Make sure to answer all client questions and determine if modifications to the illustration are required. It is best to also discuss the examples with the CPA and financial advisor. Remember that the vast majority of financial professionals know very little about these plans. So an onboarding call can ensure that everybody understands how the plans work.
|Large tax deductible funding||Higher fee structure|
|$100k plus contributions||Plan combination limitations|
|Flexible funding range||Required funding|
|Custom plan structure||Best for owner-only|
This example shows what can be done with cash balance plans. Whether you are a large company or a small independent contractor, all it takes is a little planning and right team.
4 thoughts on “Cash Balance Plan Illustration: Our #1 Design [+ IRS Red Flags❌]”
I currently am the owner of a management company in which my wife and I are considering dissolving and or retiring from.

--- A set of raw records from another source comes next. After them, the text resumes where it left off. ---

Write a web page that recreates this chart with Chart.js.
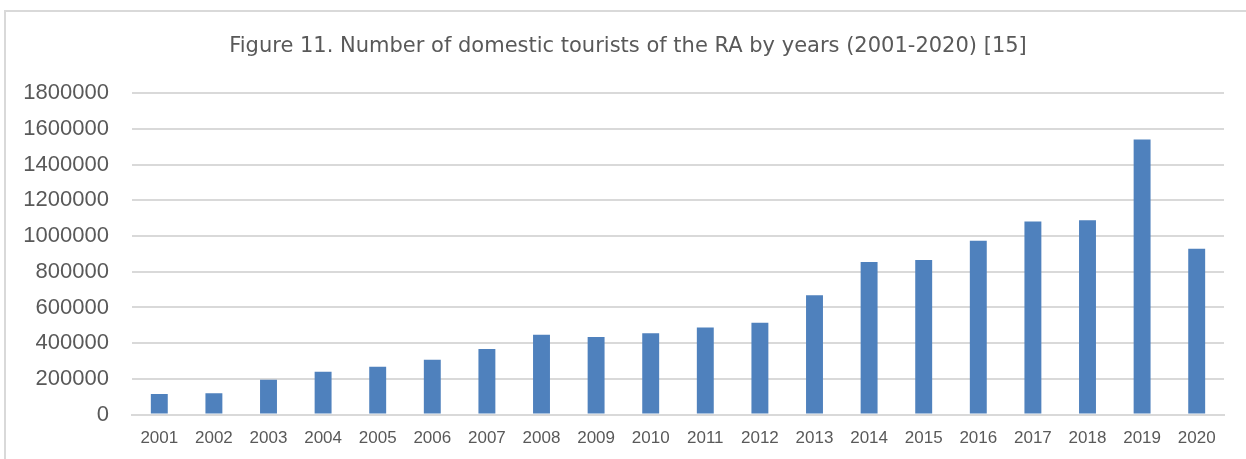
<!DOCTYPE html>
<html>
<head>
<meta charset="utf-8">
<script src="https://cdn.jsdelivr.net/npm/chart.js@4/dist/chart.umd.min.js"></script>
<style>
html,body{margin:0;padding:0;background:#fff;}
#wrap{width:1246px;height:459px;position:relative;}
</style>
</head>
<body>
<div id="wrap"><canvas id="c" width="1246" height="459"></canvas></div>
<script>
const titleText = "Figure 11. Number of domestic tourists of the RA by years (2001-2020) [15]";
const years = ["2001","2002","2003","2004","2005","2006","2007","2008","2009","2010","2011","2012","2013","2014","2015","2016","2017","2018","2019","2020"];
const tourists = [116000,119000,195000,240000,268000,307000,368000,447000,434000,456000,488000,514000,669000,855000,866000,974000,1082000,1089000,1540000,929000];
const yMin = 0, yMax = 1800000, yStep = 200000;

const frame = {
  id: 'frame',
  beforeDraw(chart) {
    const ctx = chart.ctx;
    ctx.save();
    ctx.fillStyle = '#fff';
    ctx.fillRect(0,0,chart.width,chart.height);
    ctx.strokeStyle = '#d9d9d9';
    ctx.lineWidth = 2;
    ctx.beginPath();
    ctx.moveTo(5, chart.height);
    ctx.lineTo(5, 11);
    ctx.lineTo(chart.width, 11);
    ctx.stroke();
    ctx.restore();
  },
  afterLayout(chart) {
    const t = chart.titleBlock;
    if (t) { t.left += 16; t.right += 16; }
  }
};

new Chart(document.getElementById('c'), {
  type: 'bar',
  data: {
    labels: years,
    datasets: [{
      data: tourists,
      backgroundColor: '#4f81bd',
      barPercentage: 0.31,
      categoryPercentage: 1.0
    }]
  },
  options: {
    responsive: false,
    animation: false,
    layout: { padding: { left: 0, right: 22, top: 0, bottom: -4 } },
    plugins: {
      legend: { display: false },
      tooltip: { enabled: false },
      title: {
        display: true,
        text: titleText,
        color: '#595959',
        font: { family: 'DejaVu Sans', size: 21, weight: 'normal' },
        padding: { top: 34, bottom: 34 }
      }
    },
    scales: {
      x: {
        grid: { display: false, drawTicks: false },
        border: { display: true, color: '#d9d9d9', width: 2 },
        ticks: { color: '#595959', font: { family: 'Liberation Sans', size: 17 }, padding: 14, maxRotation: 0 }
      },
      y: {
        min: yMin, max: yMax,
        afterFit: s => { s.width = 132; },
        grid: { color: '#d9d9d9', lineWidth: 2, drawTicks: false },
        border: { display: false },
        ticks: { stepSize: yStep, color: '#595959', font: { family: 'Liberation Sans', size: 22 }, padding: 23,
          callback: v => String(v) }
      }
    }
  },
  plugins: [frame]
});
</script>
</body>
</html>
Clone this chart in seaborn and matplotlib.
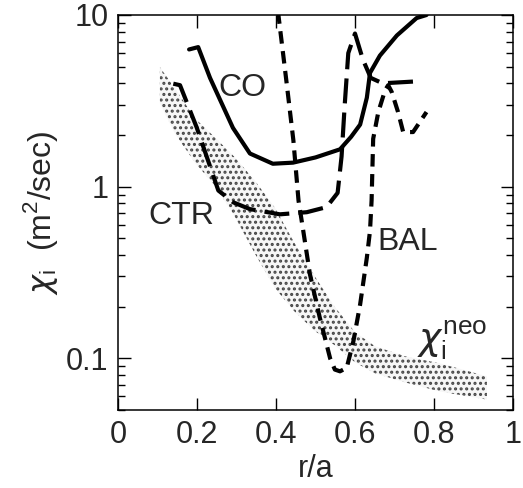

My desire is to transfer (Custodian to Custodian)the cash balance assets into a Roth IRA or our Company’s Roth 401k. I think paying the tax now may be better than tax increases being proposed. We don’t need the money now and would like the growth to be tax free. Is this the right strategy?
Hi Charles – you can do this but is it the correct option? It just depends on how much you have in total in your retirement plans as well as your other investments. Of course, you do pay the tax immediately which is big downside. But the money will grow tax-free and is not subject to RMDs. So it does make sense in certain situations. I would have your CPA look at your tax bracket and run a few scenarios.
Considering a Cash Balance plan for my 1099 business. CPA mentioned it as option for our tax stucture.
Question: What type funds is it usually invested in? I don’t understand the
employer 4% rule.
Hi Cynthia – As far as investments are concerned, you have the flexibility to invest your funds as you see fit. You can invest in basically anything you want. Most people will do stocks, bonds, mutual funds, CDs etc. But you can also do real estate, etc. The big issue is that if you do real estate, you need to make sure that you can give our actuary a value at the end of the year. We need to have a fair market value of all assets in the plan as of the end of the year in order to run our calculations.
I am not exactly sure what you mean by the 4% rule. Are you talking about a safe harbor match of 4% for employees? Possibly you are talking about the 6% rule whereby your profit sharing contribution is limited to 6% when you combine a solo 401k plan with a cash balance plan.